Business software group SAP said on Monday it had reached a three-year deal with Microsoft to help its large enterprise customers move their business processes into the cloud.
The partnership, called “Embrace”, will help clients to run operations hosted at remote servers supported by SAP’s flagship S/4HANA database, new Co-Chief Executive Jennifer Morgan said as SAP released third-quarter results in line with preliminary figures released on Oct. 11.
“We bundled SAP’s cloud platform services to support customers around the extension, integration and orchestration of SAP systems,” Morgan told reporters, adding that Microsoft would act as a reseller for the product.
SAP said it expected annual revenues of around 75 million euros ($84 million) from the deal: “There’s no downside to those numbers - only upside,” she told analysts on a call.
In the third quarter, SAP reported a 10% increase in revenue and a 15% rise in operating profit, after adjusting one-off items and currencies, helping it to achieve an expansion of 1.7% in its operating margins. The company reiterated its forecast for the year and through to 2023.
Morgan also praised the performance of Qualtrics, the customer experience platform that SAP acquired a year ago in an $8 billion deal that some analysts and investors criticized as overpriced.

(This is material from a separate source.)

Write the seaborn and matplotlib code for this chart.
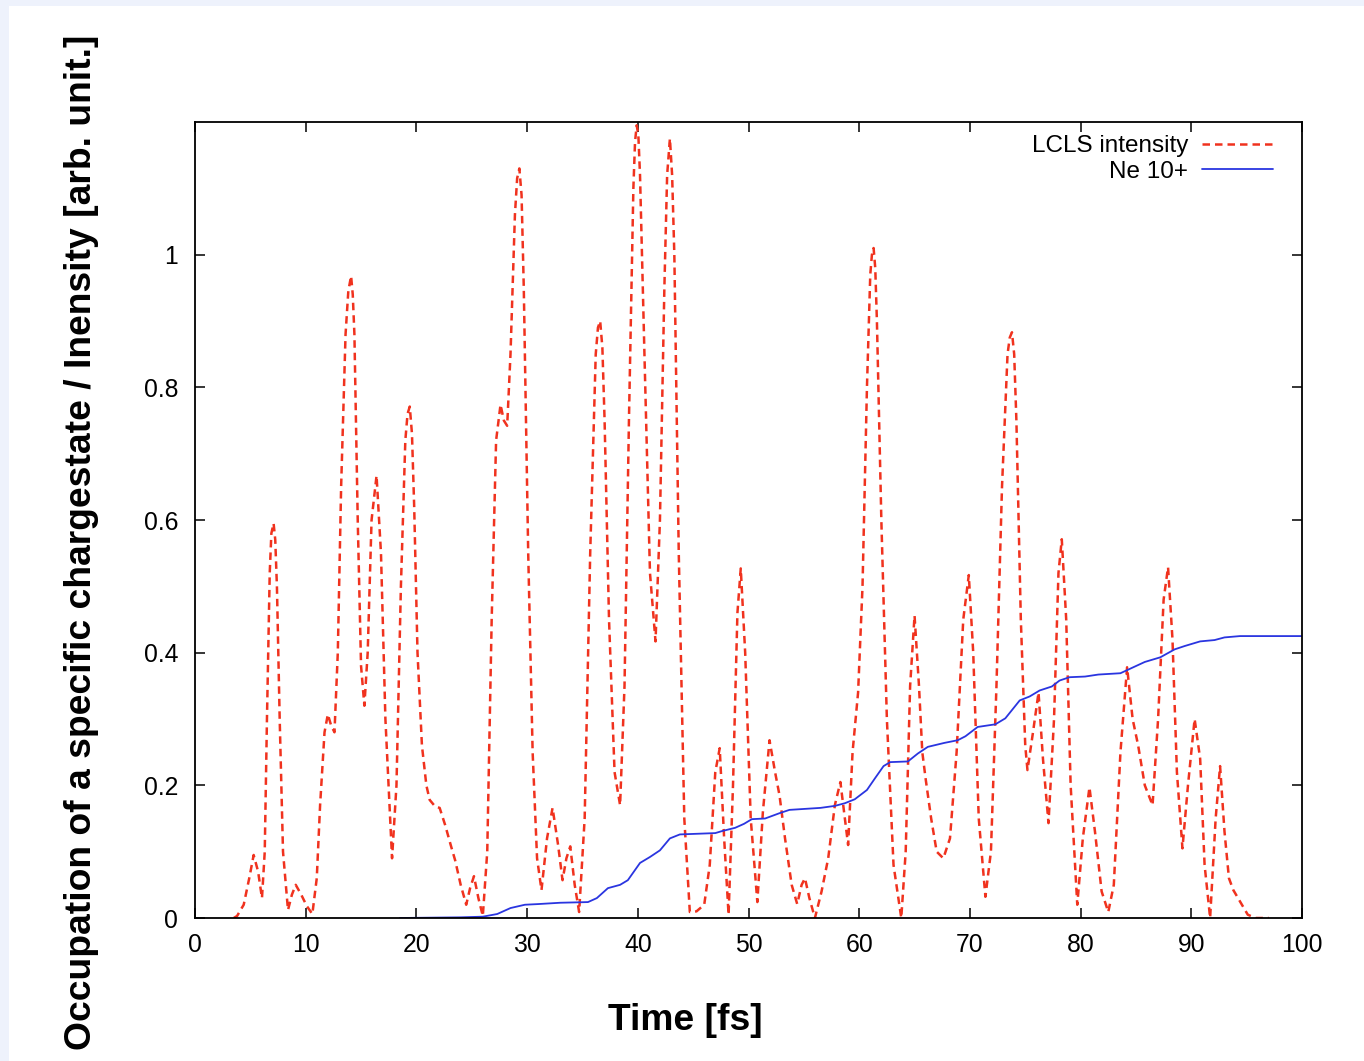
import matplotlib
matplotlib.use("Agg")
import matplotlib.pyplot as plt
import matplotlib.patches as mpatches
import seaborn as sns
import pandas as pd

# ---------------- data ----------------
lcls_t = [3.5, 3.8, 4.4, 4.9, 5.3, 5.7, 6.05, 6.3, 6.5, 6.75, 6.9, 7.1, 7.25, 7.4, 7.65, 7.95, 8.4,
          8.75, 9.1, 9.6, 10.1, 10.6, 11.0, 11.3, 11.7, 12.0, 12.3, 12.6, 12.9, 13.2, 13.6, 13.85,
          14.1, 14.25, 14.4, 14.7, 15.0, 15.3, 15.6, 15.95, 16.4, 16.8, 17.2, 17.8, 18.2, 18.6,
          19.0, 19.2, 19.4, 19.6, 19.8, 20.1, 20.5, 20.9, 21.2, 21.7, 22.1, 22.6, 23.1, 23.5, 24.0,
          24.5, 24.85, 25.2, 25.6, 26.0, 26.4, 26.8, 27.2, 27.6, 27.9, 28.2, 28.5, 28.9, 29.1,
          29.3, 29.5, 29.7, 30.1, 30.5, 30.9, 31.3, 31.8, 32.3, 32.8, 33.2, 33.55, 33.9, 34.3,
          34.7, 35.2, 35.7, 36.2, 36.4, 36.6, 36.8, 37.0, 37.4, 37.9, 38.4, 38.8, 39.2, 39.6, 39.75,
          39.9, 40.05, 40.2, 40.6, 41.1, 41.6, 42.0, 42.4, 42.65, 42.9, 43.1, 43.3, 43.7, 44.2,
          44.7, 45.3, 46.0, 46.5, 47.0, 47.4, 47.8, 48.2, 48.6, 49.0, 49.3, 49.7, 50.2, 50.8,
          51.3, 51.9, 52.4, 52.8, 53.3, 53.9, 54.4, 54.8, 55.1, 55.5, 56.0, 56.6, 57.2, 57.8,
          58.3, 58.7, 59.0, 59.4, 59.9, 60.3, 60.7, 61.0, 61.15, 61.3, 61.45, 61.6, 62.0, 62.5,
          63.1, 63.8, 64.2, 64.6, 65.0, 65.4, 65.7, 66.0, 66.5, 67.0, 67.6, 68.2, 68.8, 69.4,
          69.9, 70.3, 70.8, 71.4, 71.9, 72.4, 72.9, 73.4, 73.6, 73.8, 74.0, 74.2, 74.6, 75.0,
          75.2, 75.7, 76.2, 76.6, 77.1, 77.6, 78.0, 78.3, 78.7, 79.1, 79.7, 80.2, 80.8, 81.3,
          81.9, 82.5, 83.0, 83.6, 84.2, 84.7, 85.2, 85.8, 86.5, 87.0, 87.5, 87.9, 88.3, 88.7,
          89.2, 89.7, 90.3, 90.8, 91.2, 91.7, 92.2, 92.6, 93.0, 93.4, 93.8, 94.4, 95.1,
          95.8, 97.0]
lcls_y = [0.0, 0.003, 0.02, 0.06, 0.095, 0.07, 0.03, 0.1, 0.3, 0.52, 0.58, 0.595, 0.57, 0.5, 0.3, 0.1, 0.012,
          0.035, 0.05, 0.035, 0.018, 0.006, 0.06, 0.17, 0.28, 0.307, 0.29, 0.28, 0.4, 0.65, 0.88, 0.945,
          0.968, 0.94, 0.88, 0.6, 0.38, 0.32, 0.4, 0.6, 0.667, 0.55, 0.3, 0.09, 0.2, 0.5,
          0.72, 0.76, 0.771, 0.73, 0.62, 0.4, 0.26, 0.2, 0.178, 0.168, 0.166, 0.14, 0.11, 0.087, 0.05,
          0.02, 0.045, 0.063, 0.03, 0.003, 0.1, 0.45, 0.72, 0.774, 0.75, 0.742, 0.85, 1.06, 1.115,
          1.13, 1.09, 0.95, 0.55, 0.25, 0.09, 0.042, 0.12, 0.166, 0.11, 0.057, 0.09, 0.108, 0.05,
          0.009, 0.15, 0.55, 0.85, 0.89, 0.90, 0.86, 0.75, 0.45, 0.22, 0.17, 0.35, 0.75, 1.1, 1.17,
          1.195, 1.18, 1.12, 0.85, 0.52, 0.417, 0.6, 0.95, 1.12, 1.175, 1.12, 1.0, 0.55, 0.15,
          0.009, 0.01, 0.02, 0.08, 0.22, 0.256, 0.12, 0.005, 0.2, 0.46, 0.527, 0.4, 0.15, 0.024,
          0.16, 0.268, 0.22, 0.185, 0.12, 0.05, 0.021, 0.05, 0.06, 0.03, 0.0, 0.04, 0.09, 0.17,
          0.205, 0.15, 0.11, 0.25, 0.34, 0.5, 0.8, 0.97, 1.0, 1.01, 0.98, 0.9, 0.6, 0.3,
          0.08, 0.0, 0.1, 0.35, 0.456, 0.35, 0.25, 0.21, 0.15, 0.1, 0.09, 0.12, 0.25, 0.45,
          0.517, 0.4, 0.15, 0.032, 0.1, 0.35, 0.65, 0.85, 0.875, 0.883, 0.85, 0.75, 0.45, 0.26,
          0.223, 0.28, 0.34, 0.24, 0.143, 0.3, 0.52, 0.571, 0.45, 0.2, 0.02, 0.12, 0.197, 0.13,
          0.04, 0.009, 0.05, 0.25, 0.378, 0.3, 0.26, 0.2, 0.17, 0.3, 0.48, 0.529, 0.42, 0.22,
          0.105, 0.2, 0.30, 0.24, 0.08, 0.0, 0.15, 0.229, 0.13, 0.06, 0.042, 0.025, 0.005,
          0.0, 0.0]

ne_t = [18.5, 24.0, 26.0, 27.3, 28.5, 29.8, 31.0, 33.0, 35.5, 36.3, 37.3, 38.4, 39.1, 40.2,
        41.1, 42.0, 42.9, 43.8, 47.0, 47.6, 48.8, 49.6, 50.3, 51.5, 52.8, 53.7, 56.5, 57.8,
        58.7, 59.6, 60.7, 61.4, 62.2, 62.8, 64.4, 65.3, 66.2, 67.7, 68.9, 69.6, 70.7, 72.3,
        73.2, 74.5, 75.4, 76.3, 77.4, 78.1, 79.0, 80.4, 81.6, 83.6, 84.5, 85.8, 87.2, 88.5,
        89.4, 90.8, 92.1, 93.0, 94.4, 100.0]
ne_y = [0.0, 0.001, 0.002, 0.006, 0.015, 0.02, 0.021, 0.023, 0.024, 0.03, 0.045, 0.05, 0.057, 0.083,
        0.092, 0.102, 0.12, 0.126, 0.128, 0.131, 0.136, 0.142, 0.149, 0.15, 0.158, 0.163, 0.166, 0.169,
        0.173, 0.179, 0.193, 0.21, 0.229, 0.235, 0.236, 0.248, 0.258, 0.264, 0.268, 0.274, 0.288, 0.292,
        0.301, 0.328, 0.334, 0.343, 0.349, 0.358, 0.363, 0.364, 0.367, 0.369, 0.376, 0.386, 0.393, 0.405,
        0.41, 0.417, 0.419, 0.423, 0.425, 0.425]

x_ticks = [0, 10, 20, 30, 40, 50, 60, 70, 80, 90, 100]
y_ticks = [0, 0.2, 0.4, 0.6, 0.8, 1.0]
y_tick_labels = ["0", "0.2", "0.4", "0.6", "0.8", "1"]

# ---------------- style ----------------
sns.set_style("ticks")
plt.rcParams["font.family"] = ["Liberation Sans", "DejaVu Sans"]
plt.rcParams["text.color"] = "black"
plt.rcParams["axes.labelcolor"] = "black"
plt.rcParams["xtick.color"] = "black"
plt.rcParams["ytick.color"] = "black"

W, H = 1364, 1061
fig = plt.figure(figsize=(W / 100, H / 100), dpi=100)
fig.patch.set_facecolor("#eef2fc")
bg = mpatches.Rectangle((9 / W, 0), 1, 1 - 6 / H, transform=fig.transFigure,
                        facecolor="white", edgecolor="none", zorder=-10)
fig.add_artist(bg)

ax = fig.add_axes([195 / W, 1 - 918 / H, (1302 - 195) / W, (918 - 122) / H])
ax.set_facecolor("white")

df_l = pd.DataFrame({"t": lcls_t, "v": lcls_y})
df_n = pd.DataFrame({"t": ne_t, "v": ne_y})

sns.lineplot(data=df_l, x="t", y="v", ax=ax, color="#f0321e", linewidth=1.8,
             linestyle=(0, (3.0, 2.0)), label="LCLS intensity", estimator=None, sort=False)
sns.lineplot(data=df_n, x="t", y="v", ax=ax, color="#2a35e0", linewidth=1.3,
             label="Ne 10+", estimator=None, sort=False)

ax.set_xlim(0, 100)
ax.set_ylim(0, 1.2)
ax.set_xticks(x_ticks)
ax.set_xticklabels([str(v) for v in x_ticks])
ax.set_yticks(y_ticks)
ax.set_yticklabels(y_tick_labels)
ax.tick_params(direction="in", length=7, width=1.1, top=True, right=True,
               labelsize=17.8, colors="black")
ax.tick_params(axis="x", pad=11)
ax.tick_params(axis="y", pad=12)
for s in ax.spines.values():
    s.set_visible(True)
    s.set_linewidth(1.3)
    s.set_color("black")

ax.set_xlabel("")
ax.set_ylabel("")
fig.text(685 / W, 1 - 1020 / H, "Time [fs]", fontsize=26.8, fontweight="bold",
         ha="center", va="center", color="black")
fig.text(82 / W, 1 - 542 / H, "Occupation of a specific chargestate / Inensity [arb. unit.]",
         fontsize=26.8, fontweight="bold", rotation=90, ha="center", va="center", color="black")

leg = ax.legend(loc="upper right", frameon=False, markerfirst=False, fontsize=17.5,
                handlelength=2.9, handletextpad=0.6, labelspacing=0.15,
                borderaxespad=0.3, bbox_to_anchor=(1.0 - 12 / 1107, 1.0 + 4 / 796))

fig.savefig("out.png", dpi=100, facecolor=fig.get_facecolor())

She said that Qualtrics had added more than 300 clients since May, with customers often buying it together with SAP’s human resources product SuccessFactors. Qualtrics founder Ryan Smith - now an SAP management board member - said its deal size had grown by 30% since the takeover.
Disclosure of the Microsoft partnership comes after long-time CEO Bill McDermott stepped down to make way for Morgan - the first woman to become CEO of a company in Germany’s blue-chip DAX index - and fellow Co-CEO Christian Klein.
Shares, which had rallied strongly on news of the leadership handover, added another 2.3% in trading in Frankfurt on Monday.
The deal - which helped SAP double new cloud bookings in the third quarter - addresses a complaint from many customers that it is too hard to shift from SAP’s traditional on-premise model to remotely hosted services.
The partnership deepens an already close relationship with Microsoft and its Azure cloud division, although the Walldorf-based company said clients hosted by Google and Amazon Web Services could still buy direct from SAP.
De-emphasizing its own-brand cloud offering is turning out to be one factor supporting a pickup in SAP’s cloud gross margins. These picked up by 5.4 percentage points to 69% in the third quarter - compared with a 2023 target of 75%.
SAP is due to update investors on strategy at a capital markets’ day in New York on Nov. 12.